Gosto de discutir as ideias sem lhes atribuir nacionalidades. Respeito que as
pessoas discutam ideias como entendam e fiquei satisfeito que a minha
conferência tenha ajudado a lançar o debate sobre estas questões.
Ainda recentemente Durão Barroso criticou a Alemanha por
causa do seu excedente comercial. Concorda que tem que haver um reequilíbrio?
Todos os países europeus têm que fazer reformas na economia.

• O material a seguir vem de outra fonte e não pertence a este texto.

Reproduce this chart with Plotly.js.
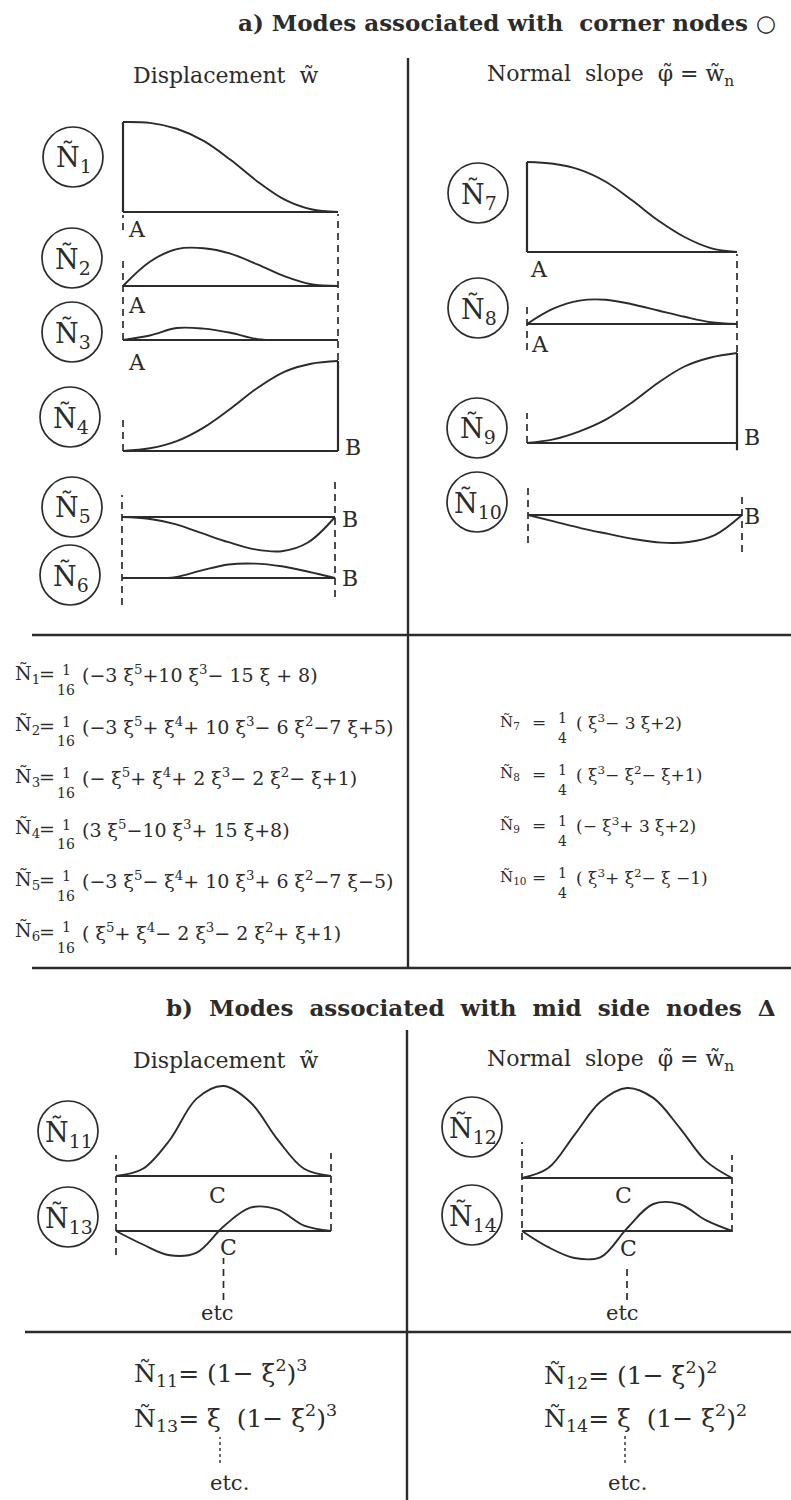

A ausência de reformas num país cria problemas para outros países e isto
aplica-se evidentemente à Alemanha, que tem que fazer reformas importantes no
sector dos serviços. Temos que insistir neste ponto. O projecto de reforma
estrutural da economia europeia não diz apenas respeito a países como Portugal
mas a todos. O sector de serviços alemão tem que ser mais competitivo, mais
aberto a diferentes agentes económicos. Continua relativamente protegido, tal
como o da França. Será a discussão do próximo ano, a propósito dos contratos de
competitividade. Há ainda muito por fazer em termos de reforma estrutural da
economia europeia. Há consciência disso em países como a Alemanha, Suécia ou Finlândia.
Acha que a Alemanha é um país solidário com os países
intervencionados?
Acho.
Na discussão sobre a união bancária, está de corpo e alma
com a posição portuguesa?
O pecado original responsável pela crise do euro foi uma
ausência da união bancária. O processo de decisão política tem que ser rápido
porque o processo através do qual os efeitos da união bancária se repercutem é
lento. Esta união é absolutamente crucial, porque as empresas portuguesas estão
a trabalhar numa desvantagem de acesso ao crédito que decorre apenas da sua
situação geográfica. Esta semana, deveremos ter alguns resultados definitivos
no Conselho Europeu sobre a resolução bancária. Uma união bancária só pode
funcionar se existir um fundo de resolução comum. E o período de transição deve
ser o mais curto possível.
A Alemanha não está a dificultar precisamente esse ponto?
Desde o início, tem sido apoiante da união bancária. Nós
temos insistido também com os nossos colegas alemães que é preciso um fundo
comum, não basta um sistema articulado de fundos nacionais. Esta é a posição
maioritária na Europa. Temos que esperar pela formulação final da posição da
Alemanha.
Em relação ao recente acordo da Organização Mundial do
Comércio, quando é que as empresas portuguesas vão começar a sentir os seus
efeitos?
É muito importante para as pequenas e médias empresas, que
não têm capacidades para suportar imprevisibilidades, a redução da burocracia e
da discricionariedade alfandegária. Isto é crucial nos mercados emergentes, que
são muito difíceis e incertos, da América Latina, África e Ásia. Julgo que no
fim do próximo ano vai começar a sentir-se os seus efeitos.
E o acordo de comércio UE-EUA?
Penso que também já em 2014. Existe uma vontade política
muito forte dos dois lados. As exportações portuguesas para o mercado
norte-americano têm descido: actualmente, representam só 4%.